Juan José Millás era Carlos Cay, aquel monstruo adolescente
El escritor recupera como libro una parte de la serie que escribió para este periódico bajo seudónimo
Hay ocasiones en que los escritores se hartan de sí mismos y se esconden bajo otros nombres. Pero estos pueden desmandarse y subirse a las barbas de uno. Entonces cabe cortarles las alas. A Juan José Millás (Valencia, 1946) le pasó. Un verano se disfrazó bajo la camiseta y las bermudas de un adolescente en conflicto con el mundo llamado Carlos Cay y escribió aquello de Me cago en mis viejos. Se parapetó cuatro años seguidos ahí durante el mes de agosto en las páginas de EL PAÍS. Pero la última entrega le salió tan redonda que, con los años, ha decidido arrebatársela y firmarla él bajo el título de Mi verdadera historia (Seix Barral).
Aquel episodio cuenta un amor adolescente digno de Frankenstein: “Bueno, todas las historias amorosas ocurren con Frankenstein”, puntualiza Millás.
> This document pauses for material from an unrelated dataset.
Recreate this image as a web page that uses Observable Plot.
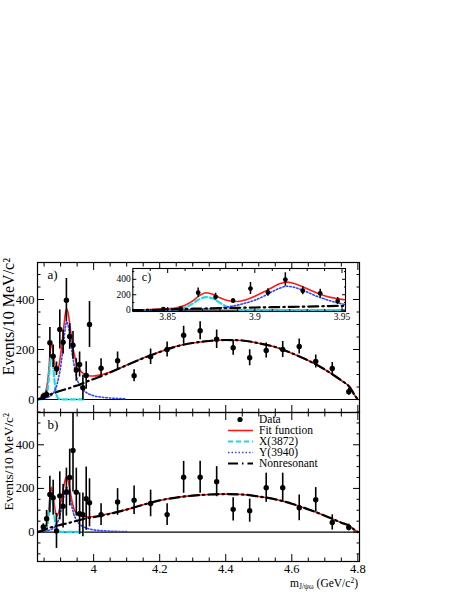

Pero también de desencuentros generacionales entre un padre, distante crítico literario, que quiere hacer de su hijo una ficción sin ver que la tiene enfrente y lo enfanga todo con su displicencia… O una madre nunca curada de espanto y en fuera de juego permanente… Ambos forman un triángulo de muros e hipotenusas improbables junto al chaval monstruo. Y este les desconcierta sin tregua con su careto y su escudo de pasota, haciéndose el sueco.
En su día, decimos, lo firmó Carlos Cay. Ya no. “Llegó un momento en que no estaba a la altura. Por eso se lo arrebato ahora”, comenta Millás. ¿No será, por el contrario, que sí anduvo inspirado y que esa rabia por demostrar el talento un tanto preso en el cuerpo ajeno y cercano de un pseudónimo, acabó por tutear a su creador? “También es posible, lo admito. Puede que el pseudónimo incluso mejorara en ocasiones a su creador”.
Concluyamos pues que Millas sale ahora del armario. No el mismo empotrado en el que se instaló para escribir el año pasado la inclasificable novela de costumbrismo kafkiano, Desde la sombra. Otro. El del cuarto en penumbra de Carlos Cay, que dio lugar a tantos dimes y diretes, a tanta apuesta cruzada por descubrirlo.
“La lectura proporciona experiencias reversibles, ahí radica su magia"
Casi nadie metía a Millás en las quinielas. “Eso me divirtió mucho. Y en cierto modo, por eso seguí el juego en su día. Pero ha pasado ya tanto tiempo que no me importa ya admitirlo”, afirma. Tampoco a EL PAÍS desvelar el secreto del juego cómplice en el que el periódico se metió con él.
Pero el caso es que aquí llega ahora en un volumen la más que inquietante Mi verdadera historia. ¿Un libro para jóvenes? “No me gustan esas etiquetas. Si acaso de iniciación, pero es que, para mí, los Despachos de guerra de Michael Herr, en la que este reportero contó Vietnam como nadie, es una novela de iniciación. O El Lazarillo de Tormes… O El adversario, de Emmanuel Carrère, que también me lo parece. Tú lees eso a cierta edad y ya no dejas de hacerlo nunca”.
La literatura se supone que debe poner el mundo patas arriba, cuenta Millás. “La lectura proporciona experiencias reversibles, ahí radica su magia. Tú puedes sentirte asesino de día y detective de noche, en ese mundo sólo manda el lector. Es algo muy formativo para todo y que se encuentra más allá de los planes de enseñanza”.
Le incomoda la etiqueta de libro juvenil. “Sobre todo porque en el mundo editorial se ha venido poniendo a un género que debe tener una cierta idea preconcebida de lo que son los adolescentes o los jóvenes. Los críticos, los expertos, los editores y algunos autores lo han teorizado mal. Y otros muchos lo han visto como un género menor, cuando no se trata de eso en absoluto”.
No hay aventuras banales ni melodrama de andar por casa en Mi verdadera historia. En sus páginas bulle conflicto, una visión del mundo, una maraña de realidades subterráneas que se imponen a las apariencias volátiles. En este amplio relato de jeroglíficos emocionales, cabe la metaliteratura y la novela gótica en medio de la insondable fragilidad de sus criaturas. “Supongo que la dominan tres elementos principales: la culpa, ese mundo de las relaciones entre padres e hijos, con sus rivalidades interminables y, por supuesto, el amor”.